My fave latin stuff tends to be fast, with sophisticated horn lines and a good amount of improvisation, and timbales and cowbell to smash your skull. But I also like the bouncy cumbias, classic charangas, funky bugalú and a good amount of South American psych rock. All of these I play on my radio show.
These Afro and salsa sounds...I dig the heavy poly-rhythms, the hard-driving groove, screaming vocals...it becomes trance shit. When you lock in, you're gone with it. There's a lot of inspiration in those drums. Some of this stuff hits me in the gut the way hardcore did when I was a kid. Fast and raw, 'cause who wants to deal with middle-of-the-road bullshit? There's a lot of safe music out there for people. If they come and hear what we bring they will not forget it. That's what we did back in the hardcore days and that's what we're doing now.
Please list all of you current music-related activities and events (DJing, radio, producing shows, etc.).
--------I've been doing radio since 98, mostly at WMUA 91.1. That station is a goldmine of culture and ideas and everyone who listens to it should feel blessed to have it transmitting it's goodness right to your radio box.
My show is Clandestino. It's all over the place sometimes but it generally features the hardest in world music and funk. Lots of African music, latin, hard funk, international psych, jazz, some rap and comedy. There's a lot of other music I like too and occasionally they will find their way in. Although I've yet to work death metal into the mix for fear of people turning it off...however I tend to really dig that stuff. I often times have guests and live interviews. Some highlights include Sharon Jones, members of Grupo Fantasma, Zozo Afrobeat, Kokolo, Antibalas, Bio Ritmo, Nomo, and others. And it's always a party with folks like Mike P, Bongohead, Chris Dooley and everyone else who stops by often.
The show is weekly every Monday afternoon 230-430. I get a lot of positive feedback and I'm glad people listen.
--------We've been doing a monthly vinyl night called Sweet Exorcist at the People's Pint, although this month (Aug) we will be doing a Friday the 13th throwdown at the Hope & Olive. We jam all kinds of funky music with live percussion. People dance, drink, release, enjoy and get to know each other. George Myers and I started it a few years back and regulars have included DJ 12XU, B-COMING, and Studebaker Hawk, who I've been working with a lot. I also do a bunch of projects with Pablo Yglesias aka DJ Bongohead, including a night we designed called Rumba Pscodélica which brings together all kinds of tropical music vinyl from garage to afrobeat to dub to salsa, with live percussion, visuals and crazy poster graphics, with the occasional live band.
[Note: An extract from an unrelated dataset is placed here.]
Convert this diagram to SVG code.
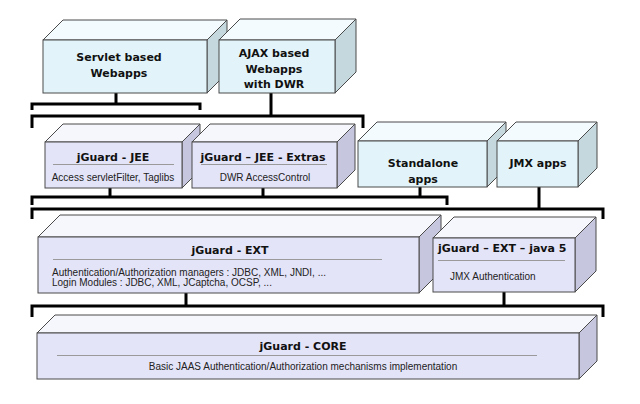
<svg xmlns="http://www.w3.org/2000/svg" width="640" height="404" viewBox="0 0 640 404">
<style>
.bf{fill:#e2f4fa;stroke:#4a4a4a;stroke-width:1}
.bt{fill:#f4fbfe;stroke:#4a4a4a;stroke-width:1}
.bs{fill:#c4d8de;stroke:#4a4a4a;stroke-width:1}
.lf{fill:#e4e4f8;stroke:#4a4a4a;stroke-width:1}
.lt{fill:#f6f6fd;stroke:#4a4a4a;stroke-width:1}
.ls{fill:#c6c6de;stroke:#4a4a4a;stroke-width:1}
.t{font-family:"DejaVu Sans",Verdana,sans-serif;font-weight:bold;font-size:11px;fill:#111}
.s{font-family:"Liberation Sans",Arial,sans-serif;font-size:10px;fill:#222}
.sep{stroke:#9a9a9a;stroke-width:1}
.c{fill:none;stroke:#000;stroke-width:3;stroke-linejoin:miter;stroke-linecap:butt}
</style>
<rect width="640" height="404" fill="#fff"/>
<g id="connectors">
<path class="c" d="M116 93V104M32 110V104H200V110"/>
<path class="c" d="M271 93V116M32 128V116H363V128"/>
<path class="c" d="M110 188V197M263 188V197M420 187V197M32 205V197H447V205"/>
<path class="c" d="M539 187V209M32 219V209H603V219"/>
<path class="c" d="M186 293V306M504 292V306M32 317V306H603V317"/>
</g>
<g id="servlet">
<polygon class="bt" points="43,40 63,20 227,20 207,40"/>
<polygon class="bs" points="207,40 227,20 227,73 207,93"/>
<rect class="bf" x="43" y="40" width="164" height="53"/>
<text class="t" x="119" y="61" text-anchor="middle">Servlet based</text>
<text class="t" x="119" y="77" text-anchor="middle">Webapps</text>
</g>
<g id="ajax">
<polygon class="bt" points="219,40 240,19 356,19 335,40"/>
<polygon class="bs" points="335,40 356,19 356,72 335,93"/>
<rect class="bf" x="219" y="40" width="116" height="53"/>
<text class="t" x="274" y="57" text-anchor="middle">AJAX based</text>
<text class="t" x="274" y="72.5" text-anchor="middle">Webapps</text>
<text class="t" x="274" y="88" text-anchor="middle">with DWR</text>
</g>
<g id="jee">
<polygon class="lt" points="45,142 63,124 200,124 182,142"/>
<polygon class="ls" points="182,142 200,124 200,170 182,188"/>
<rect class="lf" x="45" y="142" width="137" height="46"/>
<text class="t" x="113" y="161" text-anchor="middle">jGuard - JEE</text>
<line class="sep" x1="53" y1="164.5" x2="174" y2="164.5"/>
<text class="s" x="113" y="181" text-anchor="middle">Access servletFilter, Taglibs</text>
</g>
<g id="jee-extras">
<polygon class="lt" points="192,142 210,124 355,124 337,142"/>
<polygon class="ls" points="337,142 355,124 355,170 337,188"/>
<rect class="lf" x="192" y="142" width="145" height="46"/>
<text class="t" x="263" y="161" text-anchor="middle">jGuard – JEE - Extras</text>
<line class="sep" x1="201" y1="164.5" x2="327" y2="164.5"/>
<text class="s" x="265" y="181" text-anchor="middle">DWR AccessControl</text>
</g>
<g id="standalone">
<polygon class="bt" points="358,141 377,122 506,122 487,141"/>
<polygon class="bs" points="487,141 506,122 506,168 487,187"/>
<rect class="bf" x="358" y="141" width="129" height="46"/>
<text class="t" x="423" y="167" text-anchor="middle">Standalone</text>
<text class="t" x="423" y="183" text-anchor="middle">apps</text>
</g>
<g id="jmx">
<polygon class="bt" points="497,141 516,122 597,122 578,141"/>
<polygon class="bs" points="578,141 597,122 597,168 578,187"/>
<rect class="bf" x="497" y="141" width="81" height="46"/>
<text class="t" x="538" y="167" text-anchor="middle">JMX apps</text>
</g>
<g id="ext">
<polygon class="lt" points="38,237 60,215 441,215 419,237"/>
<polygon class="ls" points="419,237 441,215 441,271 419,293"/>
<rect class="lf" x="38" y="237" width="381" height="56"/>
<text class="t" x="230" y="254" text-anchor="middle">jGuard - EXT</text>
<line class="sep" x1="53" y1="259.5" x2="382" y2="259.5"/>
<text class="s" x="52" y="275.5">Authentication/Authorization managers : JDBC, XML, JNDI, ...</text>
<text class="s" x="52" y="285.5">Login Modules : JDBC, XML, JCaptcha, OCSP, ...</text>
</g>
<g id="ext-java5">
<polygon class="lt" points="433,238 454,217 596,217 575,238"/>
<polygon class="ls" points="575,238 596,217 596,271 575,292"/>
<rect class="lf" x="433" y="238" width="142" height="54"/>
<text class="t" x="438" y="252">jGuard – EXT – java 5</text>
<line class="sep" x1="438" y1="260.5" x2="565" y2="260.5"/>
<text class="s" x="450" y="280">JMX Authentication</text>
</g>
<g id="core">
<polygon class="lt" points="37,333 55,315 597,315 579,333"/>
<polygon class="ls" points="579,333 597,315 597,361 579,379"/>
<rect class="lf" x="37" y="333" width="542" height="46"/>
<text class="t" x="303" y="350" text-anchor="middle">jGuard - CORE</text>
<line class="sep" x1="57" y1="355.5" x2="537" y2="355.5"/>
<text class="s" x="303" y="370" text-anchor="middle">Basic JAAS Authentication/Authorization mechanisms implementation</text>
</g>
</svg>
Everybody in Franklin County have been cool...we've done parties in Turners at the Rendezvous, in Shelburne Falls, Greenfield...we're bringing the heat and people are coming out for it. Folks in Hamp don't know what they're missing. They should come up to Greenfield to check the pulse because they might find that things are starting to happen up here. Northampton has been expecting people from up here to trek down there for shit, but they never seem to bother to come see what's going on here. But we got good eats, good records, activists, artists, farmers, food producers etc.
---------I do a blog www.peaceandrhythm.com which lately has been mostly radio playlists, announcements and videos, but I've got a few reviews, interviews etc up there. I sort-of approach it like it's a zine or something.
---------I've helped put out some records for noise artists, including my own band. I also compiled two CDs of contemporary afrobeat with Pablo Yglesias. We chose the tunes, wrote the notes, etc. They are called Afrobeat Revival and Afrobeat Revolution. Bands include Tony Allen, Seun Kuti, Antibalas, Femm Nameless, Superpowers, Zozo, Kokolo, Dennis Ferrer, Souljazz Orch, Ted Sirota's Rebel Souls, and many more. They are available from World Music Network, Amazon, Dusty Groove, Barnes & Noble, Newbury Comics, and other outlets.
---------I've helped bring a bunch of bands to the area, something I've done since the punk rock days...in the service of the music.
---------I've got a couple other things up my sleeve that will be revealed at some near point.
Is vinyl the best medium for music?
---------Any medium is good...live, vinyl, 8 track, digi. I prefer vinyl because I like dropping needles in grooves. I like to hold them smell them spin them look at them. Like the beautiful ladies.
It's definately more fun to hand an interested person the vinyl, artwork and all. And they sound so good with thick vinyl and good needle.
----------The next party is at the Hope & Olive in Greenfield on Fri 8/13. Then there's one in Shelburne Falls on 9/4, followed by the People's Pint later in Sept. in which we shall be joined by Mike P of Mass Tropicas who digs up all the awesome chicha 45s when he goes to Peru. That one'll be a record release party for Ranil.
---------We'll be hitting some southern states soon too on a small tour. And continuing with Radio Clandestino. And any other hustle we can cook up. Let me know if you have any ideas.